> **Objective**: Give every line again exactly as it appears, please, but not the pictures.

> **Data block**:
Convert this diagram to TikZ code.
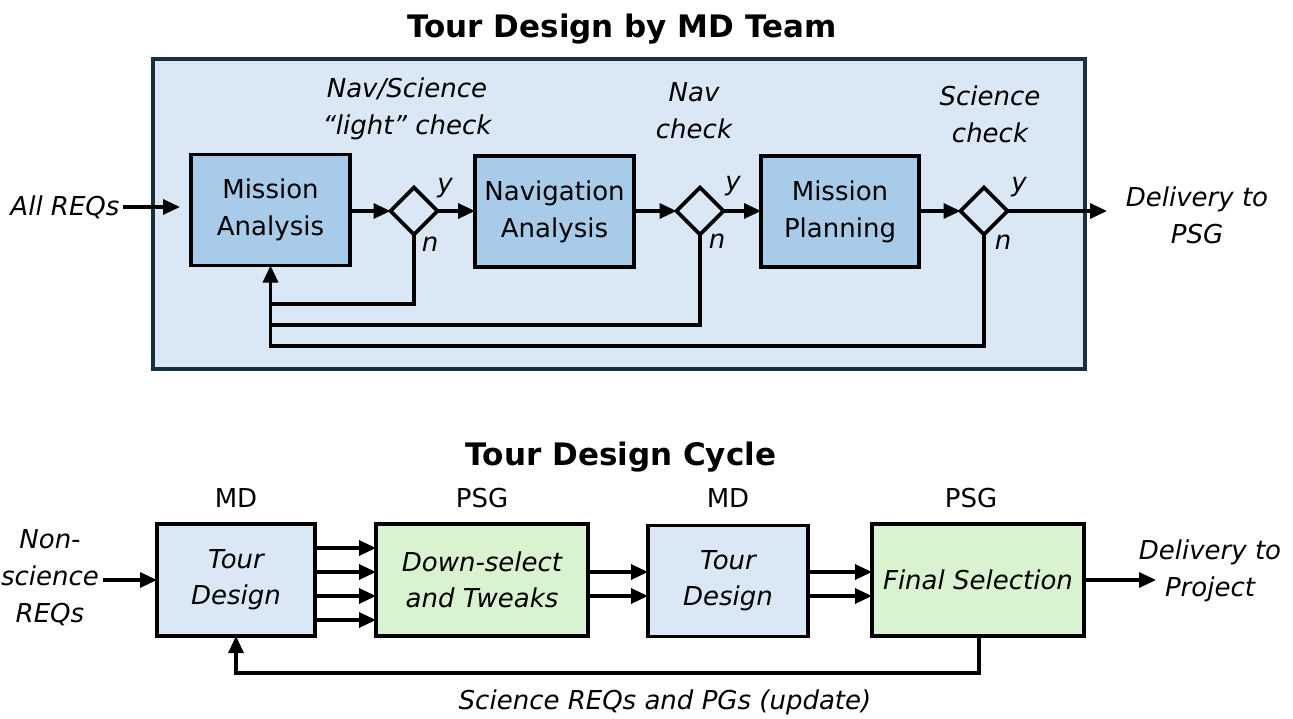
\documentclass[tikz,border=0pt]{standalone}
\usepackage{fontspec}
\setmainfont{DejaVu Sans}
\usetikzlibrary{shapes.geometric,arrows.meta}
\definecolor{outerfill}{HTML}{DAE8F5}
\definecolor{outerdraw}{HTML}{17303F}
\definecolor{innerfill}{HTML}{A9CBEA}
\definecolor{mdfill}{HTML}{DAE8F5}
\definecolor{psgfill}{HTML}{D9F2D0}
\begin{document}
\begin{tikzpicture}[x=1pt,y=-1pt,
  every node/.style={font=\fontsize{26}{37}\selectfont, align=center, inner sep=0pt, outer sep=0pt},
  titletext/.style={font=\fontsize{31}{36}\selectfont\bfseries},
  lbl/.style={font=\fontsize{26}{37}\selectfont\itshape},
  plain/.style={font=\fontsize{26}{37}\selectfont},
  box/.style={draw=black, line width=3.6pt, minimum height=111pt},
  bluebox/.style={box, fill=innerfill},
  mdbox/.style={box, fill=mdfill, font=\fontsize{26}{36}\selectfont\itshape},
  psgbox/.style={box, fill=psgfill, font=\fontsize{26}{36}\selectfont\itshape},
  dec/.style={diamond, draw=black, line width=3.6pt, fill=outerfill, minimum width=47pt, minimum height=47pt},
  line/.style={draw=black, line width=3.3pt},
  arr/.style={line, -{Triangle[length=17pt,width=15pt]}},
]
\useasboundingbox (0,0) rectangle (1293,718);

% ---------- upper diagram ----------
\node[titletext] (title1) at (622,29) {Tour Design by MD Team};
\node[draw=outerdraw, line width=3.6pt, fill=outerfill, minimum width=932pt, minimum height=310pt] (outer) at (619,214) {};

\node[bluebox, minimum width=159pt] (ma) at (270.5,210) {Mission\\Analysis};
\node[dec] (d1) at (414,211) {};
\node[bluebox, minimum width=159pt] (na) at (554.5,211.5) {Navigation\\Analysis};
\node[dec] (d2) at (700,211) {};
\node[bluebox, minimum width=158pt] (mp) at (840,211.5) {Mission\\Planning};
\node[dec] (d3) at (984,211) {};

\node[lbl] (allreq) at (65,207) {All REQs};
\node[lbl] (delpsg) at (1197,215) {Delivery to\\PSG};

\node[lbl] (chk1) at (407,109) {Nav/Science\\“light” check};
\node[lbl] (chk2) at (694,111) {Nav\\check};
\node[lbl] (chk3) at (990,114) {Science\\check};

\node[lbl] (y1) at (445,188) {y};
\node[lbl] (n1) at (430,244) {n};
\node[lbl] (y2) at (733,186) {y};
\node[lbl] (n2) at (717,241) {n};
\node[lbl] (y3) at (1019,187) {y};
\node[lbl] (n3) at (1003,242) {n};

\draw[arr, shorten >=11pt] (allreq.east) ++(3,0) coordinate (a0) -- (a0 -| ma.west);
\draw[arr] (ma.east |- d1.west) -- (d1.west);
\draw[arr] (d1.east) -- (na.west |- d1.east);
\draw[arr] (na.east |- d2.west) -- (d2.west);
\draw[arr] (d2.east) -- (mp.west |- d2.east);
\draw[arr] (mp.east |- d3.west) -- (d3.west);
\coordinate (out1) at (1107,211);
\draw[arr] (d3.east) -- (out1);

\coordinate (l1) at (0,304);
\coordinate (l2) at (0,325);
\coordinate (l3) at (0,346);
\draw[line] (d1.south) |- (ma.south |- l1);
\draw[line] (d2.south) |- (ma.south |- l2);
\draw[arr] (d3.south) |- (ma.south |- l3) -- (ma.south);

% ---------- lower diagram ----------
\node[titletext] (title2) at (621,457) {Tour Design Cycle};

\node[mdbox, minimum width=158pt, minimum height=112pt] (td1) at (236,580) {Tour\\Design};
\node[psgbox, minimum width=212pt, minimum height=112pt] (ds) at (482,580) {Down-select\\and Tweaks};
\node[mdbox, minimum width=160pt, minimum height=111pt] (td2) at (728,581) {Tour\\Design};
\node[psgbox, minimum width=212pt, minimum height=112pt] (fs) at (978,580) {Final Selection};

\node[plain] (who1) at (236,498) {MD};
\node[plain] (who2) at (482,498) {PSG};
\node[plain] (who3) at (728,498) {MD};
\node[plain] (who4) at (971,498) {PSG};

\node[lbl] (nsr) at (50,578) {Non-\\science\\REQs};
\draw[arr] (nsr.east |- td1.west) ++(4,0) coordinate (b0) -- (td1.west);

\foreach \yy in {548,572,596,620}{
  \coordinate (p) at (0,\yy);
  \draw[arr] (td1.east |- p) -- (ds.west |- p);
}
\foreach \yy in {572,596}{
  \coordinate (p) at (0,\yy);
  \draw[arr] (ds.east |- p) -- (td2.west |- p);
  \draw[arr] (td2.east |- p) -- (fs.west |- p);
}

\coordinate (out2) at (1156,580);
\draw[arr] (fs.east) -- (out2);
\node[lbl] (delproj) at (1210,571) {Delivery to\\Project};

\coordinate (l4) at (0,673);
\draw[arr] (fs.south) ++(1,0) coordinate (fsb) -- (fsb |- l4) -- (td1.south |- l4) -- (td1.south);
\node[lbl] (upd) at (665,702) {Science REQs and PGs (update)};
\end{tikzpicture}
\end{document}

> **Exercise response**:
Convert this diagram to TikZ code.
\documentclass[tikz,border=0pt]{standalone}
\usepackage{fontspec}
\setmainfont{DejaVu Sans}
\usetikzlibrary{shapes.geometric,arrows.meta}
\definecolor{outerfill}{HTML}{DAE8F5}
\definecolor{outerdraw}{HTML}{17303F}
\definecolor{innerfill}{HTML}{A9CBEA}
\definecolor{mdfill}{HTML}{DAE8F5}
\definecolor{psgfill}{HTML}{D9F2D0}
\begin{document}
\begin{tikzpicture}[x=1pt,y=-1pt,
  every node/.style={font=\fontsize{26}{37}\selectfont, align=center, inner sep=0pt, outer sep=0pt},
  titletext/.style={font=\fontsize{31}{36}\selectfont\bfseries},
  lbl/.style={font=\fontsize{26}{37}\selectfont\itshape},
  plain/.style={font=\fontsize{26}{37}\selectfont},
  box/.style={draw=black, line width=3.6pt, minimum height=111pt},
  bluebox/.style={box, fill=innerfill},
  mdbox/.style={box, fill=mdfill, font=\fontsize{26}{36}\selectfont\itshape},
  psgbox/.style={box, fill=psgfill, font=\fontsize{26}{36}\selectfont\itshape},
  dec/.style={diamond, draw=black, line width=3.6pt, fill=outerfill, minimum width=47pt, minimum height=47pt},
  line/.style={draw=black, line width=3.3pt},
  arr/.style={line, -{Triangle[length=17pt,width=15pt]}},
]
\useasboundingbox (0,0) rectangle (1293,718);

% ---------- upper diagram ----------
\node[titletext] (title1) at (622,29) {Tour Design by MD Team};
\node[draw=outerdraw, line width=3.6pt, fill=outerfill, minimum width=932pt, minimum height=310pt] (outer) at (619,214) {};

\node[bluebox, minimum width=159pt] (ma) at (270.5,210) {Mission\\Analysis};
\node[dec] (d1) at (414,211) {};
\node[bluebox, minimum width=159pt] (na) at (554.5,211.5) {Navigation\\Analysis};
\node[dec] (d2) at (700,211) {};
\node[bluebox, minimum width=158pt] (mp) at (840,211.5) {Mission\\Planning};
\node[dec] (d3) at (984,211) {};

\node[lbl] (allreq) at (65,207) {All REQs};
\node[lbl] (delpsg) at (1197,215) {Delivery to\\PSG};

\node[lbl] (chk1) at (407,109) {Nav/Science\\“light” check};
\node[lbl] (chk2) at (694,111) {Nav\\check};
\node[lbl] (chk3) at (990,114) {Science\\check};

\node[lbl] (y1) at (445,188) {y};
\node[lbl] (n1) at (430,244) {n};
\node[lbl] (y2) at (733,186) {y};
\node[lbl] (n2) at (717,241) {n};
\node[lbl] (y3) at (1019,187) {y};
\node[lbl] (n3) at (1003,242) {n};

\draw[arr, shorten >=11pt] (allreq.east) ++(3,0) coordinate (a0) -- (a0 -| ma.west);
\draw[arr] (ma.east |- d1.west) -- (d1.west);
\draw[arr] (d1.east) -- (na.west |- d1.east);
\draw[arr] (na.east |- d2.west) -- (d2.west);
\draw[arr] (d2.east) -- (mp.west |- d2.east);
\draw[arr] (mp.east |- d3.west) -- (d3.west);
\coordinate (out1) at (1107,211);
\draw[arr] (d3.east) -- (out1);

\coordinate (l1) at (0,304);
\coordinate (l2) at (0,325);
\coordinate (l3) at (0,346);
\draw[line] (d1.south) |- (ma.south |- l1);
\draw[line] (d2.south) |- (ma.south |- l2);
\draw[arr] (d3.south) |- (ma.south |- l3) -- (ma.south);

% ---------- lower diagram ----------
\node[titletext] (title2) at (621,457) {Tour Design Cycle};

\node[mdbox, minimum width=158pt, minimum height=112pt] (td1) at (236,580) {Tour\\Design};
\node[psgbox, minimum width=212pt, minimum height=112pt] (ds) at (482,580) {Down-select\\and Tweaks};
\node[mdbox, minimum width=160pt, minimum height=111pt] (td2) at (728,581) {Tour\\Design};
\node[psgbox, minimum width=212pt, minimum height=112pt] (fs) at (978,580) {Final Selection};

\node[plain] (who1) at (236,498) {MD};
\node[plain] (who2) at (482,498) {PSG};
\node[plain] (who3) at (728,498) {MD};
\node[plain] (who4) at (971,498) {PSG};

\node[lbl] (nsr) at (50,578) {Non-\\science\\REQs};
\draw[arr] (nsr.east |- td1.west) ++(4,0) coordinate (b0) -- (td1.west);

\foreach \yy in {548,572,596,620}{
  \coordinate (p) at (0,\yy);
  \draw[arr] (td1.east |- p) -- (ds.west |- p);
}
\foreach \yy in {572,596}{
  \coordinate (p) at (0,\yy);
  \draw[arr] (ds.east |- p) -- (td2.west |- p);
  \draw[arr] (td2.east |- p) -- (fs.west |- p);
}

\coordinate (out2) at (1156,580);
\draw[arr] (fs.east) -- (out2);
\node[lbl] (delproj) at (1210,571) {Delivery to\\Project};

\coordinate (l4) at (0,673);
\draw[arr] (fs.south) ++(1,0) coordinate (fsb) -- (fsb |- l4) -- (td1.south |- l4) -- (td1.south);
\node[lbl] (upd) at (665,702) {Science REQs and PGs (update)};
\end{tikzpicture}
\end{document}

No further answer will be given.